Aim of the task:
Write out the data below exactly as given, without any of its pictures.

### Supplied information ###

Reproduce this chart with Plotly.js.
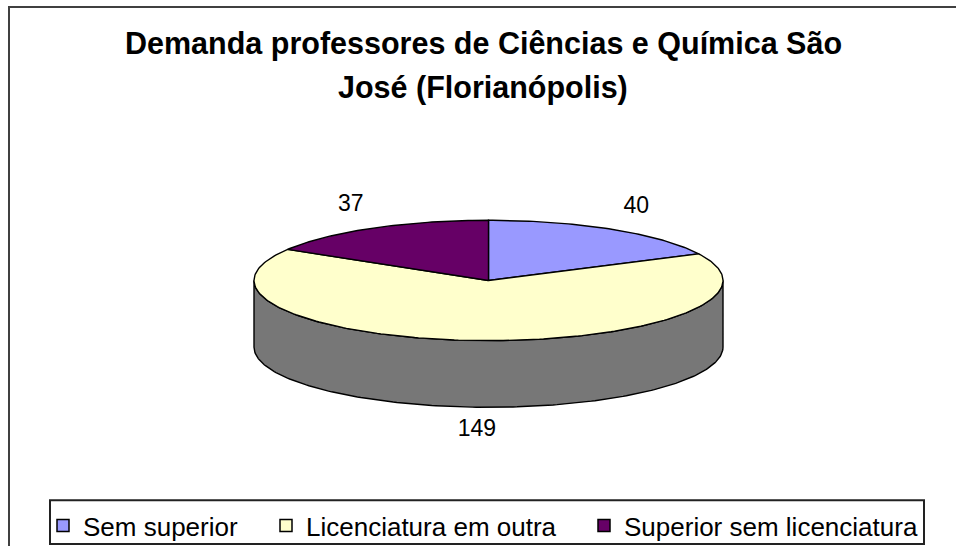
<!DOCTYPE html>
<html><head><meta charset="utf-8">
<script src="https://cdn.plot.ly/plotly-3.0.1.min.js"></script>
<style>html,body{margin:0;padding:0;background:#fff}</style>
</head><body><div id="chart" style="width:956px;height:549px"></div>
<script>
// ---- data ----
const categories = ['Sem superior', 'Licenciatura em outra', 'Superior sem licenciatura'];
const values = [40, 149, 37];
const colors = ['#9999FF', '#FFFFCC', '#660066'];
const titleLines = ['Demanda professores de Ciências e Química São', 'José (Florianópolis)'];

// ---- geometry / style constants ----
const W = 956, H = 549;
const CX = 488.5, CY = 282, RX = 234.5, RY = 60.5, DEPTH = 67;
const SIDE = '#777777';
const LRX = 280, LRY = 87, LDROP = 64;
const FONT = 'Liberation Sans, Arial, sans-serif';
const legendX = [43, 266, 584];
const titleY = [44, 88];

const total = values.reduce((a, b) => a + b, 0);
function pt(deg, dy) { const r = deg * Math.PI / 180; return [CX + RX * Math.sin(r), CY - RY * Math.cos(r) + (dy || 0)]; }
function arc(a0, a1, dy) {
  const n = Math.max(2, Math.ceil(Math.abs(a1 - a0)));
  const xs = [], ys = [];
  for (let i = 0; i <= n; i++) { const p = pt(a0 + (a1 - a0) * i / n, dy); xs.push(p[0]); ys.push(p[1]); }
  return [xs, ys];
}
const slices = [];
let acc = 0;
values.forEach(v => { const a0 = acc, a1 = acc + v / total * 360; slices.push([a0, a1]); acc = a1; });

const traces = [];
// visible side walls (front half of the disc)
slices.forEach(([a0, a1], i) => {
  const s = Math.max(a0, 90), e = Math.min(a1, 270);
  if (e > s) {
    const [tx, ty] = arc(s, e, 0);
    const [bx, by] = arc(e, s, DEPTH);
    traces.push({type: 'scatter', mode: 'lines', x: tx.concat(bx, [tx[0]]), y: ty.concat(by, [ty[0]]),
      fill: 'toself', fillcolor: SIDE, line: {color: '#000', width: 1.4}, hoverinfo: 'skip', showlegend: false});
  }
});
// top faces
slices.forEach(([a0, a1], i) => {
  const [ax, ay] = arc(a0, a1, 0);
  traces.push({type: 'scatter', mode: 'lines', x: [CX].concat(ax, [CX]), y: [CY].concat(ay, [CY]),
    fill: 'toself', fillcolor: colors[i], line: {color: '#000', width: 1.4},
    name: categories[i], text: categories[i] + ': ' + values[i], hoverinfo: 'text', hoveron: 'fills', showlegend: false});
});
// value labels
const lx = [], ly = [];
slices.forEach(([a0, a1]) => {
  const m = (a0 + a1) / 2 * Math.PI / 180;
  lx.push(CX + LRX * Math.sin(m));
  ly.push(CY - LRY * Math.cos(m) + (Math.cos(m) < 0 ? LDROP : 0));
});
traces.push({type: 'scatter', mode: 'text', x: lx, y: ly, text: values.map(String),
  textfont: {family: FONT, size: 23, color: '#000'}, hoverinfo: 'skip', showlegend: false});
// legend entries (one legend per entry so the spacing can follow the reference)
const legendKeys = ['legend', 'legend2', 'legend3'];
categories.forEach((c, i) => {
  traces.push({type: 'scatter', mode: 'markers', x: [null], y: [null], name: c, legend: legendKeys[i],
    marker: {symbol: 'square', size: 12, color: colors[i], line: {color: '#000', width: 1.5}}});
});

const layout = {
  width: W, height: H,
  margin: {l: 0, r: 0, t: 0, b: 0},
  paper_bgcolor: '#fff', plot_bgcolor: '#fff',
  xaxis: {range: [0, W], visible: false, fixedrange: true},
  yaxis: {range: [H, 0], visible: false, fixedrange: true},
  showlegend: true,
  annotations: titleLines.map((t, i) => ({
    text: t, xref: 'paper', yref: 'paper', x: 483 / W, y: 1 - titleY[i] / H, xanchor: 'center', yanchor: 'middle',
    showarrow: false, font: {family: FONT, size: 30.5, color: '#000', weight: 'bold'}})),
  shapes: [
    {type: 'line', xref: 'paper', yref: 'paper', x0: 8 / W, y0: 1 - 7 / H, x1: 1, y1: 1 - 7 / H, line: {color: '#404040', width: 2}},
    {type: 'line', xref: 'paper', yref: 'paper', x0: 9 / W, y0: 1 - 6 / H, x1: 9 / W, y1: 0, line: {color: '#404040', width: 2}},
    {type: 'rect', xref: 'paper', yref: 'paper', x0: 50 / W, y0: 1 - 503 / H, x1: 924 / W, y1: 1 - 547 / H, line: {color: '#222', width: 2}}
  ],
  hovermode: 'closest'
};
legendKeys.forEach((k, i) => {
  layout[k] = {orientation: 'h', x: legendX[i] / W, xanchor: 'left', y: 1 - 505 / H, yanchor: 'top',
    borderwidth: 0, bgcolor: 'rgba(0,0,0,0)', font: {family: FONT, size: 26, color: '#000'}};
});
Plotly.newPlot('chart', traces, layout, {displayModeBar: false});
</script></body></html>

###

Exercise answer:
Reproduce this chart with Plotly.js.
<!DOCTYPE html>
<html><head><meta charset="utf-8">
<script src="https://cdn.plot.ly/plotly-3.0.1.min.js"></script>
<style>html,body{margin:0;padding:0;background:#fff}</style>
</head><body><div id="chart" style="width:956px;height:549px"></div>
<script>
// ---- data ----
const categories = ['Sem superior', 'Licenciatura em outra', 'Superior sem licenciatura'];
const values = [40, 149, 37];
const colors = ['#9999FF', '#FFFFCC', '#660066'];
const titleLines = ['Demanda professores de Ciências e Química São', 'José (Florianópolis)'];

// ---- geometry / style constants ----
const W = 956, H = 549;
const CX = 488.5, CY = 282, RX = 234.5, RY = 60.5, DEPTH = 67;
const SIDE = '#777777';
const LRX = 280, LRY = 87, LDROP = 64;
const FONT = 'Liberation Sans, Arial, sans-serif';
const legendX = [43, 266, 584];
const titleY = [44, 88];

const total = values.reduce((a, b) => a + b, 0);
function pt(deg, dy) { const r = deg * Math.PI / 180; return [CX + RX * Math.sin(r), CY - RY * Math.cos(r) + (dy || 0)]; }
function arc(a0, a1, dy) {
  const n = Math.max(2, Math.ceil(Math.abs(a1 - a0)));
  const xs = [], ys = [];
  for (let i = 0; i <= n; i++) { const p = pt(a0 + (a1 - a0) * i / n, dy); xs.push(p[0]); ys.push(p[1]); }
  return [xs, ys];
}
const slices = [];
let acc = 0;
values.forEach(v => { const a0 = acc, a1 = acc + v / total * 360; slices.push([a0, a1]); acc = a1; });

const traces = [];
// visible side walls (front half of the disc)
slices.forEach(([a0, a1], i) => {
  const s = Math.max(a0, 90), e = Math.min(a1, 270);
  if (e > s) {
    const [tx, ty] = arc(s, e, 0);
    const [bx, by] = arc(e, s, DEPTH);
    traces.push({type: 'scatter', mode: 'lines', x: tx.concat(bx, [tx[0]]), y: ty.concat(by, [ty[0]]),
      fill: 'toself', fillcolor: SIDE, line: {color: '#000', width: 1.4}, hoverinfo: 'skip', showlegend: false});
  }
});
// top faces
slices.forEach(([a0, a1], i) => {
  const [ax, ay] = arc(a0, a1, 0);
  traces.push({type: 'scatter', mode: 'lines', x: [CX].concat(ax, [CX]), y: [CY].concat(ay, [CY]),
    fill: 'toself', fillcolor: colors[i], line: {color: '#000', width: 1.4},
    name: categories[i], text: categories[i] + ': ' + values[i], hoverinfo: 'text', hoveron: 'fills', showlegend: false});
});
// value labels
const lx = [], ly = [];
slices.forEach(([a0, a1]) => {
  const m = (a0 + a1) / 2 * Math.PI / 180;
  lx.push(CX + LRX * Math.sin(m));
  ly.push(CY - LRY * Math.cos(m) + (Math.cos(m) < 0 ? LDROP : 0));
});
traces.push({type: 'scatter', mode: 'text', x: lx, y: ly, text: values.map(String),
  textfont: {family: FONT, size: 23, color: '#000'}, hoverinfo: 'skip', showlegend: false});
// legend entries (one legend per entry so the spacing can follow the reference)
const legendKeys = ['legend', 'legend2', 'legend3'];
categories.forEach((c, i) => {
  traces.push({type: 'scatter', mode: 'markers', x: [null], y: [null], name: c, legend: legendKeys[i],
    marker: {symbol: 'square', size: 12, color: colors[i], line: {color: '#000', width: 1.5}}});
});

const layout = {
  width: W, height: H,
  margin: {l: 0, r: 0, t: 0, b: 0},
  paper_bgcolor: '#fff', plot_bgcolor: '#fff',
  xaxis: {range: [0, W], visible: false, fixedrange: true},
  yaxis: {range: [H, 0], visible: false, fixedrange: true},
  showlegend: true,
  annotations: titleLines.map((t, i) => ({
    text: t, xref: 'paper', yref: 'paper', x: 483 / W, y: 1 - titleY[i] / H, xanchor: 'center', yanchor: 'middle',
    showarrow: false, font: {family: FONT, size: 30.5, color: '#000', weight: 'bold'}})),
  shapes: [
    {type: 'line', xref: 'paper', yref: 'paper', x0: 8 / W, y0: 1 - 7 / H, x1: 1, y1: 1 - 7 / H, line: {color: '#404040', width: 2}},
    {type: 'line', xref: 'paper', yref: 'paper', x0: 9 / W, y0: 1 - 6 / H, x1: 9 / W, y1: 0, line: {color: '#404040', width: 2}},
    {type: 'rect', xref: 'paper', yref: 'paper', x0: 50 / W, y0: 1 - 503 / H, x1: 924 / W, y1: 1 - 547 / H, line: {color: '#222', width: 2}}
  ],
  hovermode: 'closest'
};
legendKeys.forEach((k, i) => {
  layout[k] = {orientation: 'h', x: legendX[i] / W, xanchor: 'left', y: 1 - 505 / H, yanchor: 'top',
    borderwidth: 0, bgcolor: 'rgba(0,0,0,0)', font: {family: FONT, size: 26, color: '#000'}};
});
Plotly.newPlot('chart', traces, layout, {displayModeBar: false});
</script></body></html>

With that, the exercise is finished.